• Modern economies need baseload generation.
  
• There are only four fuel choices - oil, gas, coal, nuclear.
  
• No type of baseload plant has been built in a deregulated, competitive market.
  
• The deregulated electricity market gives price signals at best one or two years ahead. Baseload plants need 5-10 years to bring on line.
  
• Baseload plants are not being built in the UK today because:
  
• Over capacity (c 40% supply margin).
  
• Electricity prices for generation are below new entry level costs of any fuel type.
  
• Long term supply contracts (15–30 years) which all fuel types need are not available.

• This leads to scenario that as supply margins tighten (Government forecast zero about 2015), prices will rise significantly as market two years out senses supply shortage.
  
• Under present policies gas is quickest to market and will dominate generation mix (80% + by 2020) resulting in significant rise in CO₂ emissions as nuclear is phased out. This supposes that a 15 year supply contract can be put in place.
  
• We recommend the energy review results in the following changes to policy so that nuclear baseload stations can be built in response to the market.
  
• Modification of current climate change mechanisms (Climate Change Levy) recognising that nuclear generation should benefit from the fact that it makes virtually no contribution to greenhouse gas emissions.
  
• Streamline planning and regulatory approval processes.

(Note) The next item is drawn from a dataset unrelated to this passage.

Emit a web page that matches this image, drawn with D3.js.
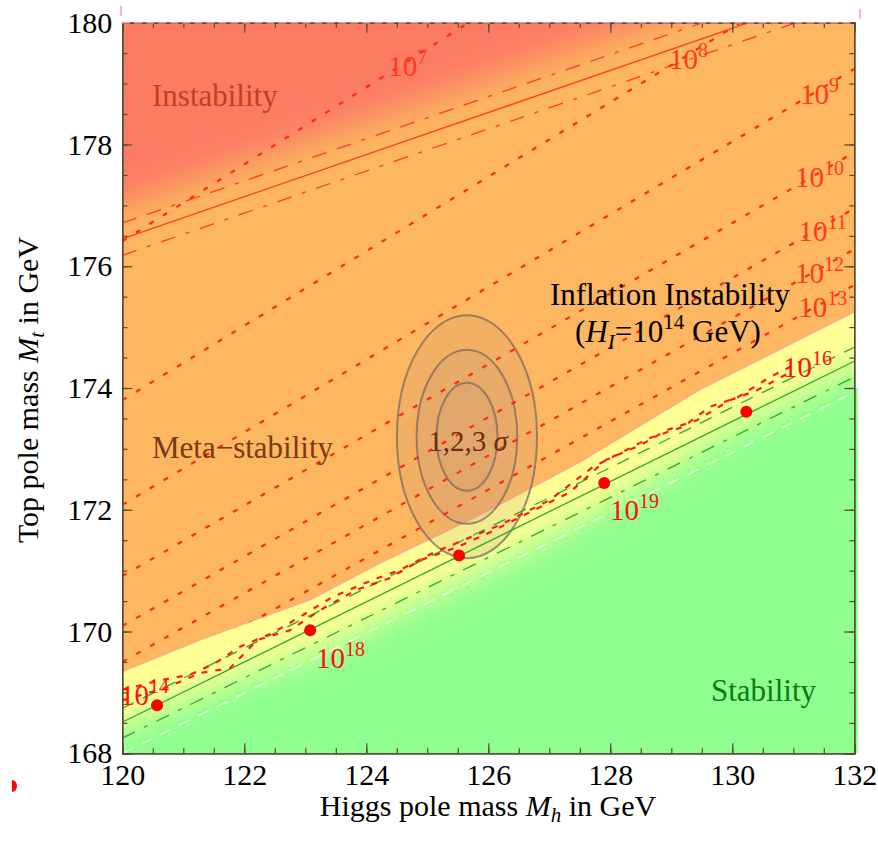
<!DOCTYPE html>
<html>
<head>
<meta charset="utf-8">
<script src="https://cdn.jsdelivr.net/npm/d3@7"></script>
<style>
  body { margin: 0; background: #fff; }
  svg text { font-family: "Liberation Serif", "Times New Roman", serif; }
</style>
</head>
<body>
<div id="chart"></div>
<script>
// Axis ranges and tick labels.
const mhDomain = [120, 132];
const mtDomain = [168, 180];
const mhTicks = [120, 122, 124, 126, 128, 130, 132];
const mtTicks = [168, 170, 172, 174, 176, 178, 180];

// Instability-scale contours (10^n GeV): top mass at Mh = 120 and Mh = 132.
const contourExps = [7, 8, 9, 10, 11, 12, 13];
const contourMt120 = [176.41, 173.80, 172.08, 170.91, 170.09, 169.50, 168.97];
const contourMt132 = [184.00, 181.14, 179.24, 177.87, 176.95, 176.28, 175.69];

// Lifetime boundary (red, top) and its band.
const lifeCentral = [[120, 176.45], [132, 180.60]];
const lifeUpper = [[120, 176.71], [132, 180.86]];
const lifeLower = [[120, 176.18], [132, 180.33]];
// Edge of the red "Instability" shading.
const instabEdge = [[120, 177.00], [132, 181.15]];

// Absolute stability line (green) and its band.
const stabCentral = [[120, 168.51], [132, 174.44]];
const stabUpper = [[120, 168.74], [132, 174.67]];
const stabLower = [[120, 168.25], [132, 174.18]];
const stabLower2 = [[120, 168.00], [132, 173.93]];

// Inflation instability boundary for H_I = 10^14 GeV.
const inflationEdge = [
  [120.00, 169.34], [121.28, 169.86], [123.08, 170.52], [124.22, 171.12],
  [125.86, 171.91], [127.50, 172.78], [129.47, 173.97], [132.00, 175.25]
];

// Noisy high-scale contours near the stability line.
const wiggleA = [
  [120.00, 169.04], [120.62, 169.20], [121.11, 169.29], [121.52, 169.48],
  [121.93, 169.75], [122.47, 169.98], [122.91, 170.24], [123.45, 170.57],
  [124.11, 170.85], [124.55, 171.01], [125.09, 171.29], [125.59, 171.50],
  [126.19, 171.75], [127.01, 172.16], [127.71, 172.70], [128.16, 172.93],
  [128.65, 173.18], [129.19, 173.36], [129.63, 173.69], [130.09, 173.85],
  [130.62, 174.18], [131.11, 174.43]
];
const wiggleB = [
  [120.00, 168.87], [120.70, 169.07], [121.28, 169.32], [121.77, 169.40],
  [122.21, 169.86], [122.75, 170.02], [123.24, 170.35], [123.83, 170.68],
  [124.39, 170.88], [124.88, 171.17], [125.45, 171.37], [126.03, 171.63],
  [126.68, 171.96], [127.34, 172.29], [127.93, 172.82], [128.49, 173.06],
  [128.93, 173.31], [129.42, 173.47], [129.96, 173.80], [130.40, 173.96],
  [130.95, 174.26]
];

// Points on the stability line.
const dotMh = [120.57, 123.08, 125.52, 127.90, 130.23];
const dotMt = [168.79, 170.02, 171.25, 172.44, 173.61];

// Measured masses: 1,2,3 sigma ellipses.
const ellipseCenter = [125.65, 173.20];
const ellipseRMh = [1.148, 0.825, 0.50];
const ellipseRMt = [1.995, 1.43, 0.887];

// Page and plot geometry.
const W = 878, H = 848;
const px0 = 122.3, px1 = 854.3, py0 = 753.3, py1 = 22.7;

const x = d3.scaleLinear().domain(mhDomain).range([px0, px1]);
const y = d3.scaleLinear().domain(mtDomain).range([py0, py1]);

const svg = d3.select('#chart').append('svg')
  .attr('width', W)
  .attr('height', H);

const lineAt = (seg, mh) => seg[0][1] + (seg[1][1] - seg[0][1]) * (mh - seg[0][0]) / (seg[1][0] - seg[0][0]);
const line = d3.line().x(d => x(d[0])).y(d => y(d[1]));

// Extend the inflation edge a bit beyond the plot so blur does not fade at the sides.
const n = inflationEdge.length;
const edgeExt = [
  [118, lineAt([inflationEdge[0], inflationEdge[1]], 118)],
  ...inflationEdge,
  [134, lineAt([inflationEdge[n - 2], inflationEdge[n - 1]], 134)]
];
const belowPoly = [...edgeExt, [134, 160], [118, 160]];
const abovePoly = [...edgeExt, [134, 190], [118, 190]];

const defs = svg.append('defs');
defs.append('clipPath').attr('id', 'plotClip')
  .append('rect')
    .attr('x', px0).attr('y', py1)
    .attr('width', px1 - px0).attr('height', py0 - py1);
defs.append('clipPath').attr('id', 'belowClip')
  .append('path').attr('d', line(belowPoly) + 'Z');
defs.append('clipPath').attr('id', 'aboveClip')
  .append('path').attr('d', line(abovePoly) + 'Z');

const blur = (id, sd) => defs.append('filter').attr('id', id)
    .attr('filterUnits', 'userSpaceOnUse')
    .attr('x', -100).attr('y', -100).attr('width', W + 200).attr('height', H + 200)
  .append('feGaussianBlur').attr('stdDeviation', sd);
blur('blurRed', 17);
blur('blurYellow', 15);

// Green strip that sticks out past the right frame in the original.
svg.append('rect')
  .attr('x', px1).attr('y', y(174))
  .attr('width', 3.5).attr('height', py0 - y(174))
  .attr('fill', '#8fff8f');

const plot = svg.append('g').attr('clip-path', 'url(#plotClip)');

// Meta-stability background.
plot.append('rect')
  .attr('x', px0).attr('y', py1)
  .attr('width', px1 - px0).attr('height', py0 - py1)
  .attr('fill', '#fcb760');

// Instability region (blurred edge).
const redPoly = [[117, lineAt(instabEdge, 117)], [135, lineAt(instabEdge, 135)], [135, 186], [117, 186]];
plot.append('path')
  .attr('d', line(redPoly) + 'Z')
  .attr('fill', '#fb7b63')
  .attr('filter', 'url(#blurRed)');

// Stability region with a yellow fringe along the inflation edge.
plot.append('path')
  .attr('d', line(belowPoly) + 'Z')
  .attr('fill', '#8fff8f');
plot.append('g')
    .attr('clip-path', 'url(#belowClip)')
  .append('path')
    .attr('d', line(edgeExt))
    .attr('fill', 'none')
    .attr('stroke', '#ffff94')
    .attr('stroke-width', 100)
    .attr('filter', 'url(#blurYellow)');
plot.append('path')
  .attr('d', line(inflationEdge))
  .attr('fill', 'none')
  .attr('stroke', '#f4a0a8')
  .attr('stroke-width', 1.2)
  .attr('opacity', 0.8);

// Ellipses.
ellipseRMh.forEach((r, i) => {
  plot.append('ellipse')
    .attr('cx', x(ellipseCenter[0]))
    .attr('cy', y(ellipseCenter[1]))
    .attr('rx', x(ellipseCenter[0] + r) - x(ellipseCenter[0]))
    .attr('ry', y(ellipseCenter[1]) - y(ellipseCenter[1] + ellipseRMt[i]))
    .attr('fill', 'rgb(200,150,120)')
    .attr('fill-opacity', 0.2)
    .attr('stroke', 'rgb(125,105,95)')
    .attr('stroke-opacity', 0.75)
    .attr('stroke-width', 2);
});

// Instability-scale contours, only in the meta-stable region.
const contours = plot.append('g').attr('clip-path', 'url(#aboveClip)');
contourExps.forEach((e, i) => {
  contours.append('path')
    .attr('d', line([[120, contourMt120[i]], [132, contourMt132[i]]]))
    .attr('fill', 'none')
    .attr('stroke', '#ff2a12')
    .attr('stroke-width', 2.2)
    .attr('stroke-dasharray', '5,11');
});

// Lifetime boundary lines.
const addLine = (seg, color, width, dash) => plot.append('path')
  .attr('d', line(seg))
  .attr('fill', 'none')
  .attr('stroke', color)
  .attr('stroke-width', width)
  .attr('stroke-dasharray', dash);
addLine(lifeCentral, '#ff3b1f', 1.3, null);
addLine(lifeUpper, '#ff3b1f', 1.3, '15,11,15,11,4,11');
addLine(lifeLower, '#ff3b1f', 1.3, '15,11,4,11');

// Stability lines.
addLine(stabCentral, '#2eaa2e', 1.3, null);
addLine(stabUpper, '#2eaa2e', 1.3, '13,10');
addLine(stabLower, '#2eaa2e', 1.3, '14,10,4,10');
addLine(stabLower2, 'rgba(255,255,255,0.75)', 1.3, '12,9');

// Wiggly contours.
[wiggleA, wiggleB].forEach(w => {
  plot.append('path')
    .attr('d', line(w))
    .attr('fill', 'none')
    .attr('stroke', '#ff1a1a')
    .attr('stroke-width', 2.2)
    .attr('stroke-dasharray', '6,8');
});

// Dots.
plot.selectAll('circle.dot')
  .data(dotMh)
  .enter()
  .append('circle')
    .attr('class', 'dot')
    .attr('cx', d => x(d))
    .attr('cy', (d, i) => y(dotMt[i]))
    .attr('r', 6)
    .attr('fill', '#ff0000');

// Power-of-ten labels.
const powLabel = (px, py, exp, color, anchor) => {
  const t = svg.append('text')
    .attr('x', px).attr('y', py)
    .attr('fill', color)
    .attr('font-size', 29)
    .attr('text-anchor', anchor || 'middle');
  t.append('tspan').text('10');
  t.append('tspan').attr('font-size', 20).attr('dy', -12).text(exp);
};
const labelMh = {7: 124.55, 8: 129.15, 9: 131.3, 10: 131.3, 11: 131.35, 12: 131.3, 13: 131.35};
contourExps.forEach((e, i) => {
  const mh = labelMh[e];
  const mt = contourMt120[i] + (contourMt132[i] - contourMt120[i]) * (mh - 120) / 12;
  powLabel(x(mh) + 8, y(mt) + 10, e, '#ff3a1e');
});
powLabel(120, 705, 14, '#ff1010', 'start');
powLabel(316, 668, 18, '#ff1010', 'start');
powLabel(610, 520, 19, '#ff1010', 'start');
powLabel(783, 377, 16, '#ff1010', 'start');

// Region labels.
const label = (px, py, txt, color, size, anchor) => svg.append('text')
  .attr('x', px).attr('y', py)
  .attr('fill', color)
  .attr('font-size', size)
  .attr('text-anchor', anchor || 'start')
  .text(txt);
label(152, 106, 'Instability', '#c83c24', 31);
label(152, 458, 'Meta\u2212stability', '#7a3a12', 31);
label(711, 701, 'Stability', '#0e7a12', 31);

const sig = svg.append('text')
  .attr('x', 468).attr('y', 451)
  .attr('fill', '#6b2e12')
  .attr('font-size', 29)
  .attr('text-anchor', 'middle');
sig.append('tspan').text('1,2,3 ');
sig.append('tspan').attr('font-style', 'italic').text('\u03c3');

label(670, 305, 'Inflation Instability', '#000', 31, 'middle');
const hi = svg.append('text')
  .attr('x', 668).attr('y', 342)
  .attr('fill', '#000')
  .attr('font-size', 31)
  .attr('text-anchor', 'middle');
hi.append('tspan').text('(');
hi.append('tspan').attr('font-style', 'italic').text('H');
hi.append('tspan').attr('font-style', 'italic').attr('font-size', 21).attr('dy', 7).text('I');
hi.append('tspan').attr('dy', -7).text('=10');
hi.append('tspan').attr('font-size', 21).attr('dy', -13).text('14');
hi.append('tspan').attr('dy', 13).text(' GeV)');

// Axes.
const axisColor = '#5b4636';
const styleAxis = g => {
  g.select('.domain').attr('stroke', axisColor).attr('stroke-width', 1.3);
  g.selectAll('.tick line').attr('stroke', axisColor).attr('stroke-width', 1.2);
  g.selectAll('text')
    .attr('font-family', '"Liberation Serif", "Times New Roman", serif')
    .attr('font-size', 30)
    .attr('fill', '#000');
};
const minorMh = d3.range(120, 132.01, 0.5);
const minorMt = d3.range(168, 180.01, 0.5);

svg.append('g').attr('transform', `translate(0,${py0})`)
  .call(d3.axisBottom(x).tickValues(minorMh).tickSize(-5).tickFormat(''))
  .call(styleAxis);
svg.append('g').attr('transform', `translate(0,${py0})`)
  .call(d3.axisBottom(x).tickValues(mhTicks).tickSize(-10).tickPadding(10).tickFormat(d3.format('d')))
  .call(styleAxis);
svg.append('g').attr('transform', `translate(${px0},0)`)
  .call(d3.axisLeft(y).tickValues(minorMt).tickSize(-5).tickFormat(''))
  .call(styleAxis);
svg.append('g').attr('transform', `translate(${px0},0)`)
  .call(d3.axisLeft(y).tickValues(mtTicks).tickSize(-10).tickPadding(10).tickFormat(d3.format('d')))
  .call(styleAxis);
svg.append('g').attr('transform', `translate(0,${py1})`)
  .call(d3.axisTop(x).tickValues(minorMh).tickSize(-5).tickFormat(''))
  .call(styleAxis);
svg.append('g').attr('transform', `translate(0,${py1})`)
  .call(d3.axisTop(x).tickValues(mhTicks).tickSize(-10).tickFormat(''))
  .call(styleAxis);
svg.append('g').attr('transform', `translate(${px1},0)`)
  .call(d3.axisRight(y).tickValues(minorMt).tickSize(-5).tickFormat(''))
  .call(styleAxis);
svg.append('g').attr('transform', `translate(${px1},0)`)
  .call(d3.axisRight(y).tickValues(mtTicks).tickSize(-10).tickFormat(''))
  .call(styleAxis);

// Faint pink top edge.
svg.append('line')
  .attr('x1', px0).attr('x2', px1).attr('y1', py1).attr('y2', py1)
  .attr('stroke', '#f3a0a0').attr('stroke-width', 1.5).attr('stroke-dasharray', '8,4');

// Axis titles.
const xt = svg.append('text')
  .attr('x', 488).attr('y', 816)
  .attr('font-size', 30)
  .attr('text-anchor', 'middle');
xt.append('tspan').text('Higgs pole mass ');
xt.append('tspan').attr('font-style', 'italic').text('M');
xt.append('tspan').attr('font-style', 'italic').attr('font-size', 21).attr('dy', 6).text('h');
xt.append('tspan').attr('dy', -6).text(' in GeV');

const yt = svg.append('text')
  .attr('transform', 'translate(38,390) rotate(-90)')
  .attr('font-size', 30)
  .attr('text-anchor', 'middle');
yt.append('tspan').text('Top pole mass ');
yt.append('tspan').attr('font-style', 'italic').text('M');
yt.append('tspan').attr('font-style', 'italic').attr('font-size', 21).attr('dy', 6).text('t');
yt.append('tspan').attr('dy', -6).text(' in GeV');

// Small stray marks of the original export.
svg.append('line').attr('x1', 121).attr('x2', 121).attr('y1', 6).attr('y2', 16)
  .attr('stroke', '#f6a0a0').attr('stroke-width', 1.5);
svg.append('line').attr('x1', 860).attr('x2', 860).attr('y1', 9).attr('y2', 19)
  .attr('stroke', '#f6a0a0').attr('stroke-width', 1.5);
svg.append('path').attr('d', 'M12,780 A5,6 0 0 1 12,792 Z').attr('fill', '#ff0000');
</script>
</body>
</html>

• Decide on overall policy for radioactive waste management which recognises:
  
• Nuclear Waste currently managed safely
  
• Prolonged safe storage is a viable approach to management of intermediate and high level wastes whether reprocessed or not.
  
• Need to put management of legacy waste on commercial footing.
  
• Need to clarify the obligation for spent fuel management costs of new build.
  

• There must be a review of how long term contracts can be put in place. This is important for any fuel type for baseload stations. The only mechanism being used today is the requirement on supply companies to have 10% of their output from renewables where they give 20 year contracts to 30/mwhr.
  
• BNFL believes that there is a powerful case for nuclear power to be supported. However, if current market mechanisms are maintained over the next two decades and nuclear reactors are decommissioned as planned, no replacement capacity will be built. The UK will the be reliant on imported gas (up to 80% of supply) to meet the growing demand for electricity.
  

• Over-dependence on imported gas for electricity would result in serious long term consequences: i) supply will be far less secure as over 60% of proven gas reserves lie in the Middle East and Russia, ii) prices would be volatile, and potentially rising, reflecting the need for gas infrastructure enhancements, as UK reserves dwindle; iii) greenhouse gas emission reduction targets would almost certainly not be met.

• Nuclear electricity generation currently makes a major contribution to the Government’s key energy policy goals. This capacity should be actively replaced so that nuclear power will continue to represent a significant proportion of the UK energy portfolio for the following reasons:

• Safety: the nuclear industry’s safety record is good and has steadily improved across the world because of firm regulation, improved designs and greater operational experience. The UK’s nuclear reactors have operated safely for the length of their existence, over four decades.
  
• Security of Supply: nuclear contributes significantly to security of supply: (i) nuclear adds to the diversity of energy sources; (ii) the uranium feedstock is plentiful and comes from stable countries such as Australia and Canada; (iii) nuclear provides reliable baseload generating capacity; and (iv) fuel availability can be assured through retention of strategic stocks either of finished fuel or of raw uranium feedstock.

• Cost Effective: nuclear generation costs for a new reactor in the UK are expected to be in the range of 2.2p to 3.0p/kWh for an advanced passive (AP) design, i.e. competitive with any other source. Costs, however, would be substantially less volatile due to low exposure to fuel cost movements. To ensure cost-effectiveness, it is vital to standardise on a world class reactor for the future, such as BNFL’s AP design.
  
• Minimal Emissions: the presence of a significant component of nuclear power in the generation mix ensures that large quantities of high density base load electricity are provided with virtually no CO₂, SO₂ or nitrogen oxides (NO_X) emissions.

• A strong domestic nuclear generation programme would maintain the UK’s global market position in the nuclear fuel cycle. By helping the UK keep at the leading edge of the science and technology base, it would contribute directly to regional employment, as well as contributing indirectly through overseas earnings.

• The current availability of private finance for large infrastructure projects in the UK (eg £650m for Birmingham northern relief road, £1.4bn for National Air Traffic Service) suggests that the market would consider the private financing of new nuclear plant positively, provided that the project is sufficiently attractive (in terms of its returns and risk profile) and that the key issues can be addressed. Furthermore, recent sales of existing nuclear plant in the USA demonstrate that the equity markets are not ‘prejudiced’ against nuclear plant.
  

BNFL is a national UK resource. Its nuclear scientific, technical and engineering resources serve nuclear utilities worldwide.

• The only new generation USA Approved design AP600
• Nuclear fuel supplier
• Nuclear services supplier
• Spent fuel management
• Decommissioning expertise

It is well positioned to benefit from the nuclear resurgence.